As you can see in the graph which shows relative loading time and file size.
Instead of “pickling” the model instance, we store the needed information to reconstruct it, that is the parameters passed to the constructor, some other properties and attributes and the values of the trainable parameters (weights and bias values), this information is stored in a dictionary that is a JSON-like object
"class_name": "something", "types": key1: value1, key2: value2, ..., "params": key1: value1, key2: value2, ..., "xtra": key1: value1, key2: value2, ..., "weights": key1: value1, key2: value2, ...,
“Params” are what we get from “instance.get_params(True)” and can be applied to target instance using “target.set_params(**params)”. Similarly “xtra” are extra attributes that are needed but not returned by “get_params()”. Lastly “weights” are the trainable properties of the model instance.
In JSON, Keys are strings and values had to be of primitive types (only strings, integers, and floats), or composite lists or dictionaries of such types.

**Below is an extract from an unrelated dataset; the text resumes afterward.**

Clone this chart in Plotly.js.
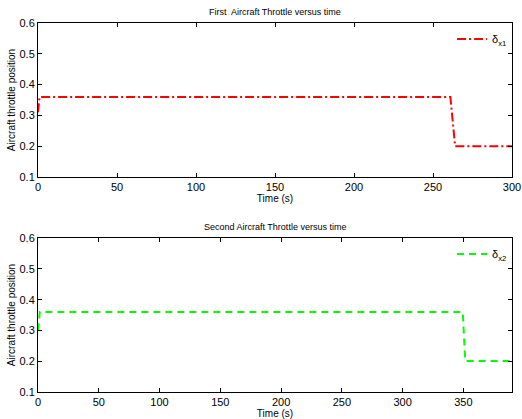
<!DOCTYPE html>
<html>
<head>
<meta charset="utf-8">
<script src="https://cdn.plot.ly/plotly-3.0.1.min.js"></script>
<style>
  html, body { margin: 0; padding: 0; background: #fff; }
  #chart { width: 522px; height: 419px; }
</style>
</head>
<body>
<div id="chart"></div>
<script>
// First aircraft throttle command (time in s, throttle position)
const time1 = [0, 1, 261, 264, 300];
const throttle1 = [0.31, 0.36, 0.36, 0.20, 0.20];

// Second aircraft throttle command
const time2 = [0, 1.5, 349.5, 351.5, 390];
const throttle2 = [0.30, 0.36, 0.36, 0.20, 0.20];

const xTicks1 = [0, 50, 100, 150, 200, 250, 300];
const xTicks2 = [0, 50, 100, 150, 200, 250, 300, 350];
const yTicks = [0.1, 0.2, 0.3, 0.4, 0.5, 0.6];

const names = ['δ<sub>x1</sub>', 'δ<sub>x2</sub>'];
const titles = ['First  Aircraft Throttle versus time', 'Second Aircraft Throttle versus time'];

const FONT = 'Liberation Sans, Arial, Helvetica, sans-serif';

const traces = [
  {
    x: time1, y: throttle1, name: names[0], mode: 'lines',
    line: { color: '#ff0000', width: 2, dash: '9px,3px,2px,3px' },
    xaxis: 'x', yaxis: 'y', legend: 'legend'
  },
  {
    x: time2, y: throttle2, name: names[1], mode: 'lines',
    line: { color: '#00ff00', width: 2, dash: '7px,5px' },
    xaxis: 'x2', yaxis: 'y2', legend: 'legend2'
  }
];

const dom = [38 / 522, 512 / 522];

function xAxis(range, ticks, anchor) {
  return {
    domain: dom, range: range, anchor: anchor,
    tickvals: ticks, ticks: 'inside', ticklen: 4, tickcolor: '#000',
    showline: true, linecolor: '#000', linewidth: 1, mirror: 'ticks',
    showgrid: false, zeroline: false,
    tickfont: { family: FONT, size: 11, color: '#000' },
    title: { text: 'Time (s)', font: { family: FONT, size: 10, color: '#000' }, standoff: 2 }
  };
}

function yAxis(domain, anchor) {
  return {
    domain: domain, range: [0.1, 0.6], anchor: anchor,
    tickvals: yTicks, tickformat: '.1f', ticks: 'inside', ticklen: 4, tickcolor: '#000',
    showline: true, linecolor: '#000', linewidth: 1, mirror: 'ticks',
    showgrid: false, zeroline: false,
    tickfont: { family: FONT, size: 11, color: '#000' },
    title: { text: 'Aircraft throttle position', font: { family: FONT, size: 10, color: '#000' }, standoff: 2 }
  };
}

function legendAt(yPaper) {
  return {
    x: 0.866, y: yPaper, xanchor: 'left', yanchor: 'middle',
    bgcolor: 'rgba(0,0,0,0)', borderwidth: 0,
    font: { family: FONT, size: 11, color: '#000' },
    itemwidth: 30
  };
}

const layout = {
  width: 522, height: 419,
  margin: { l: 0, r: 0, t: 0, b: 0 },
  paper_bgcolor: '#fff', plot_bgcolor: '#fff',
  showlegend: true,
  xaxis: xAxis([0, 300], xTicks1, 'y'),
  yaxis: yAxis([(419 - 177) / 419, (419 - 23) / 419], 'x'),
  xaxis2: xAxis([0, 390], xTicks2, 'y2'),
  yaxis2: yAxis([(419 - 391.7) / 419, (419 - 238.3) / 419], 'x2'),
  legend: legendAt((419 - 39) / 419),
  legend2: legendAt((419 - 254) / 419),
  annotations: titles.map((t, i) => ({
    text: t, xref: 'paper', yref: 'paper',
    x: 0.527, y: i === 0 ? (419 - 12) / 419 : (419 - 227) / 419,
    xanchor: 'center', yanchor: 'middle', showarrow: false,
    font: { family: FONT, size: 9, color: '#000' }
  }))
};

Plotly.newPlot('chart', traces, layout, { staticPlot: true, displayModeBar: false });
</script>
</body>
</html>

In case of having a property that is not of such type, then we record the name of type in “types“, casting the value to a simplified similar type, for example we store tuples as lists but we record the name and indicate that it should be cast to tuple. Numpy’s “ndarray” is similar to tuple, we use “a.tolist()” to cast it to list.
The Compressed Sparse Row matrix (“csr_matrix”) is stored as
"class_name": "csr_matrix", "shape": [...], "arg1": [...], "dtype": "<NAME>"
We can persist this JSON to a file directly or any JSON-like format like MsgPack.